Franklin Mountains State Park
This high-desert mountain allows outdoor enthusiasts of all skill levels to explore almost 27,000 acres on over 100 miles of trails. Sitting in the center of the city, a trip to the park is never more than a 15 minute drive from any part of town. For the best view in town, hike your way up to North Franklin Peak, the highest peak in the park at 7,192 feet. With over 2,000 feet of elevation gain from the trailhead to the top, this is certainly a rite of passage for many hikers. Camping and guided hiking and biking tours available.

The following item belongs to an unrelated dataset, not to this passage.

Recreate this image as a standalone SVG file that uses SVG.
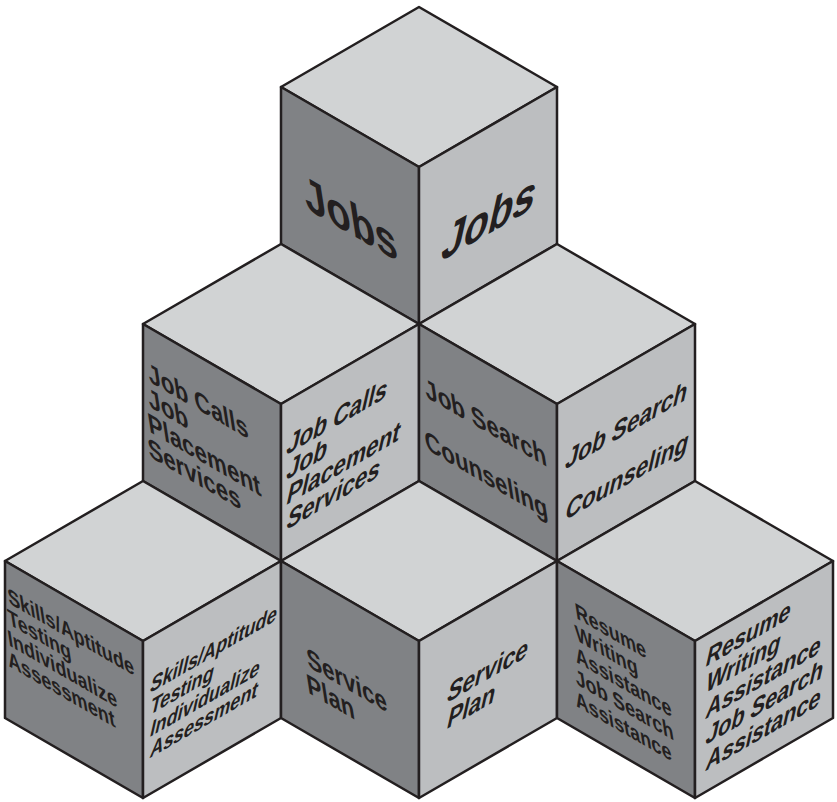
<svg xmlns="http://www.w3.org/2000/svg" xmlns:xlink="http://www.w3.org/1999/xlink" width="837" height="802" viewBox="0 0 837 802">
<style>
.tp{fill:#d1d3d4}
.lf{fill:#808285}
.rt{fill:#bcbec0}
.cube polygon{stroke:#231f20;stroke-width:2.5;stroke-linejoin:round}
.t{font-family:"Liberation Sans",Arial,Helvetica,sans-serif;font-weight:bold;fill:#231f20}
.s46{font-size:46px}
.s26{font-size:26px}
.s25{font-size:25px}
.s21{font-size:21px}
</style>
<defs>
<g id="cube" class="cube">
<polygon class="tp" points="0,0 -138,-80 0,-160 138,-80"/>
<polygon class="lf" points="-138,-80 0,0 0,157 -138,77"/>
<polygon class="rt" points="0,0 138,-80 138,77 0,157"/>
</g>
</defs>
<rect width="837" height="802" fill="#ffffff"/>

<g id="cube-jobs">
<use xlink:href="#cube" href="#cube" x="419" y="167"/>
<g transform="matrix(0.866,0.5,0,1,281,87)">
<text class="t s46" text-anchor="middle" transform="translate(83,107) skewX(11.3)">Jobs</text>
</g>
<g transform="matrix(0.866,-0.5,0,1,419,167)">
<text class="t s46" text-anchor="middle" transform="translate(77,107) skewX(-16.7)">Jobs</text>
</g>
</g>

<g id="cube-job-calls">
<use xlink:href="#cube" href="#cube" x="281" y="404"/>
<g transform="matrix(0.866,0.5,0,1,143,324)">
<text class="t s26" transform="translate(7.5,54) skewX(11.3)">Job Calls</text>
<text class="t s26" transform="translate(7.5,79) skewX(11.3)">Job</text>
<text class="t s26" transform="translate(7.5,104) skewX(11.3)">Placement</text>
<text class="t s26" transform="translate(7.5,129) skewX(11.3)">Services</text>
</g>
<g transform="matrix(0.866,-0.5,0,1,281,404)">
<text class="t s26" transform="translate(5,54) skewX(-16.7)">Job Calls</text>
<text class="t s26" transform="translate(5,79) skewX(-16.7)">Job</text>
<text class="t s26" transform="translate(5,104) skewX(-16.7)">Placement</text>
<text class="t s26" transform="translate(5,129) skewX(-16.7)">Services</text>
</g>
</g>

<g id="cube-job-search">
<use xlink:href="#cube" href="#cube" x="557" y="404"/>
<g transform="matrix(0.866,0.5,0,1,419,324)">
<text class="t s26" transform="translate(8.5,69) skewX(11.3)">Job Search</text>
<text class="t s26" transform="translate(8.5,121) skewX(11.3)">Counseling</text>
</g>
<g transform="matrix(0.866,-0.5,0,1,557,404)">
<text class="t s26" transform="translate(8,70) skewX(-16.7)">Job Search</text>
<text class="t s26" transform="translate(8,121) skewX(-16.7)">Counseling</text>
</g>
</g>

<g id="cube-skills">
<use xlink:href="#cube" href="#cube" x="143" y="641"/>
<g transform="matrix(0.866,0.5,0,1,5,561)">
<text class="t s21" transform="translate(4.5,40) skewX(11.3)">Skills/Aptitude</text>
<text class="t s21" transform="translate(4.5,61) skewX(11.3)">Testing</text>
<text class="t s21" transform="translate(4.5,82) skewX(11.3)">Individualize</text>
<text class="t s21" transform="translate(4.5,103) skewX(11.3)">Assessment</text>
</g>
<g transform="matrix(0.866,-0.5,0,1,143,641)">
<text class="t s21" transform="translate(7,56) skewX(-16.7)">Skills/Aptitude</text>
<text class="t s21" transform="translate(7,78) skewX(-16.7)">Testing</text>
<text class="t s21" transform="translate(7,100) skewX(-16.7)">Individualize</text>
<text class="t s21" transform="translate(7,121) skewX(-16.7)">Assessment</text>
</g>
</g>

<g id="cube-service-plan">
<use xlink:href="#cube" href="#cube" x="419" y="641"/>
<g transform="matrix(0.866,0.5,0,1,281,561)">
<text class="t s26" transform="translate(31.5,90) skewX(11.3)">Service</text>
<text class="t s26" transform="translate(31.5,116) skewX(11.3)">Plan</text>
</g>
<g transform="matrix(0.866,-0.5,0,1,419,641)">
<text class="t s26" transform="translate(31,78) skewX(-16.7)">Service</text>
<text class="t s26" transform="translate(31,104) skewX(-16.7)">Plan</text>
</g>
</g>

<g id="cube-resume">
<use xlink:href="#cube" href="#cube" x="695" y="641"/>
<g transform="matrix(0.866,0.5,0,1,557,561)">
<text class="t s21" transform="translate(22.5,46) skewX(11.3)">Resume</text>
<text class="t s21" transform="translate(22.5,68) skewX(11.3)">Writing</text>
<text class="t s21" transform="translate(22.5,90) skewX(11.3)">Assistance</text>
<text class="t s21" transform="translate(22.5,112) skewX(11.3)">Job Search</text>
<text class="t s21" transform="translate(22.5,134) skewX(11.3)">Assistance</text>
</g>
<g transform="matrix(0.866,-0.5,0,1,695,641)">
<text class="t s25" transform="translate(11,32) skewX(-16.7)">Resume</text>
<text class="t s25" transform="translate(11,58) skewX(-16.7)">Writing</text>
<text class="t s25" transform="translate(11,84) skewX(-16.7)">Assistance</text>
<text class="t s25" transform="translate(11,110) skewX(-16.7)">Job Search</text>
<text class="t s25" transform="translate(11,136) skewX(-16.7)">Assistance</text>
</g>
</g>
</svg>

Hueco Tanks State Park & Historic Site
World -renowned for rock climbing and bouldering, the 860-acre Hueco Tanks State Park & Historic Site is named for its large natural rock basins that for years supplied trapped rainwater to dwellers Marvel at the imagery that dates back thousands of years, then hike, rock climb, bird watch, study nature and history, picnic and stargaze. Also available are guided and self-guided tours to view rock imagery. Located in a historic ranch house, the interpretive center is the perfect place to learn about the park and its history. Hueco Tanks is mainly a day-use park. However, they do have 20 campsites.

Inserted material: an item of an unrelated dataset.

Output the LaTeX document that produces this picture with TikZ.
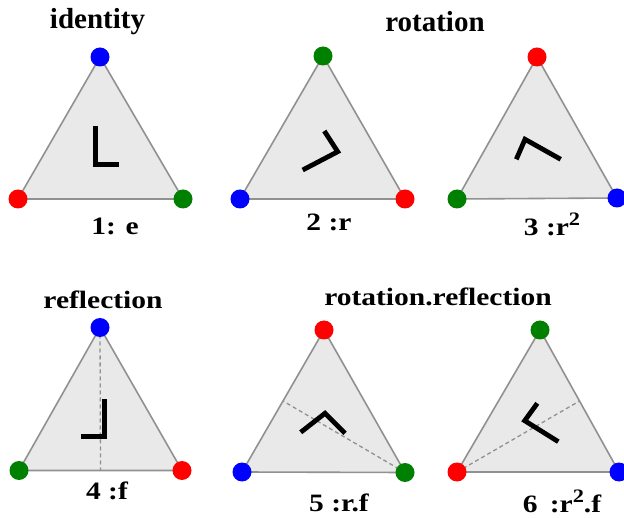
\documentclass[tikz,border=0pt]{standalone}
\usepackage{fontspec}
\setmainfont{Liberation Serif}[BoldFont={Liberation Serif Bold}]
\usepackage{graphicx}
\usetikzlibrary{calc}
\definecolor{tfill}{RGB}{233,233,233}
\definecolor{tedge}{RGB}{145,145,145}
\definecolor{vred}{RGB}{255,0,0}
\definecolor{vblue}{RGB}{0,0,255}
\definecolor{vgreen}{RGB}{0,128,0}
\newcommand{\SupTwo}{\raisebox{10pt}{\fontsize{19}{19}\selectfont 2}}
\newcommand{\Wide}[1]{\scalebox{1.18}[1]{#1}}
\tikzset{
  tri/.style={fill=tfill, draw=tedge, line width=1.6pt, line join=round},
  vdot/.style={circle, inner sep=0pt, minimum size=19pt},
  lstroke/.style={line width=4.8pt, line cap=butt, line join=miter, draw=black},
  mirrorline/.style={draw=tedge, line width=1.3pt, dash pattern=on 4pt off 3pt},
  title/.style={font=\fontsize{29}{29}\selectfont\bfseries, anchor=base, inner sep=0pt},
  lbl/.style={font=\fontsize{25}{25}\selectfont\bfseries, anchor=base, inner sep=0pt},
}
\newcommand{\DrawTri}[4]{%
  \coordinate (t#1) at #2;
  \coordinate (b#1) at #3;
  \coordinate (c#1) at #4;
  \draw[tri] (t#1) -- (b#1) -- (c#1) -- cycle;
}
\newcommand{\DrawDots}[4]{%
  \node[vdot, fill=#2] (dt#1) at (t#1) {};
  \node[vdot, fill=#3] (db#1) at (b#1) {};
  \node[vdot, fill=#4] (dc#1) at (c#1) {};
}
\begin{document}
\begin{tikzpicture}[x=1pt, y=-1pt]
  \useasboundingbox (0,0) rectangle (624,518);
  \fill[white] (0,0) rectangle (624,518);

  % ---------- triangle 1: identity ----------
  \DrawTri{1}{(100,57)}{(18,199)}{(183,199)}
  \coordinate (l1a) at (95.5,126);
  \coordinate (l1b) at (95.5,164.5);
  \coordinate (l1c) at (118.5,164.5);
  \draw[lstroke] (l1a) -- (l1b) -- (l1c);
  \DrawDots{1}{vblue}{vred}{vgreen}

  % ---------- triangle 2: r ----------
  \DrawTri{2}{(323,56)}{(240,199)}{(405,199)}
  \coordinate (l2a) at (324.3,131);
  \coordinate (l2b) at (337.7,151.7);
  \coordinate (l2c) at (302.7,170);
  \draw[lstroke] (l2a) -- (l2b) -- (l2c);
  \DrawDots{2}{vgreen}{vblue}{vred}

  % ---------- triangle 3: r^2 ----------
  \DrawTri{3}{(537,57)}{(457,199)}{(617,198)}
  \coordinate (l3a) at (516.3,159.3);
  \coordinate (l3b) at (525,139.3);
  \coordinate (l3c) at (560.7,159.3);
  \draw[lstroke] (l3a) -- (l3b) -- (l3c);
  \DrawDots{3}{vred}{vgreen}{vblue}

  % ---------- triangle 4: f ----------
  \DrawTri{4}{(100,327.5)}{(19,470.5)}{(182,470.5)}
  \coordinate (m4) at ($(b4)!0.5!(c4)$);
  \draw[mirrorline] (t4) -- (m4);
  \coordinate (l4a) at (104.3,399.3);
  \coordinate (l4b) at (104.3,436.7);
  \coordinate (l4c) at (81,436.7);
  \draw[lstroke] (l4a) -- (l4b) -- (l4c);
  \DrawDots{4}{vblue}{vgreen}{vred}

  % ---------- triangle 5: r.f ----------
  \DrawTri{5}{(324,330)}{(242,472)}{(405,472.5)}
  \coordinate (m5) at ($(t5)!0.5!(b5)$);
  \draw[mirrorline] (c5) -- (m5);
  \coordinate (l5a) at (300.7,432.3);
  \coordinate (l5b) at (325,413.3);
  \coordinate (l5c) at (345,433.3);
  \draw[lstroke] (l5a) -- (l5b) -- (l5c);
  \DrawDots{5}{vred}{vblue}{vgreen}

  % ---------- triangle 6: r^2.f ----------
  \DrawTri{6}{(540,330)}{(457,472)}{(619,472)}
  \coordinate (m6) at ($(t6)!0.5!(c6)$);
  \draw[mirrorline] (b6) -- (m6);
  \coordinate (l6a) at (537.3,403.3);
  \coordinate (l6b) at (524.7,420.7);
  \coordinate (l6c) at (558.3,441.7);
  \draw[lstroke] (l6a) -- (l6b) -- (l6c);
  \DrawDots{6}{vgreen}{vred}{vblue}

  % ---------- titles ----------
  \node[title] (ttl1) at (97.5,29) {identity};
  \node[title] (ttl2) at (435,32) {rotation};
  \node[lbl] (ttl3) at (103,309) {\Wide{reflection}};
  \node[lbl] (ttl4) at (438,306) {\Wide{rotation.reflection}};

  % ---------- labels ----------
  \node[lbl] (lab1) at (115,235) {\Wide{1: e}};
  \node[lbl] (lab2) at (329,231) {\Wide{2 :r}};
  \node[lbl] (lab3) at (552,236) {\Wide{3 :r\SupTwo}};
  \node[lbl] (lab4) at (107,500) {\Wide{4 :f}};
  \node[lbl] (lab5) at (339,511) {\Wide{5 :r.f}};
  \node[lbl] (lab6) at (562,512) {\Wide{6 \,:r\SupTwo.f}};
\end{tikzpicture}
\end{document}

Guadalupe Mountains National Park
Located less than two hours from El Paso, this national park is positioned within the vast Chihuahuan Desert and is home to the highest peak in Texas. Standing tall at 8,749 feet in elevation, Guadalupe Peak offers an impressive view. The climb to the peak is a zigzagging maze of steep switchbacks and rugged terrain often described as a “hiker’s dream.” In addition to its more than 80 miles of trail, the park is the world’s most premiere example of a fossil reef and one of the most pristine wilderness areas in the region. This hidden gem allows for birding, hiking, camping and backpacking.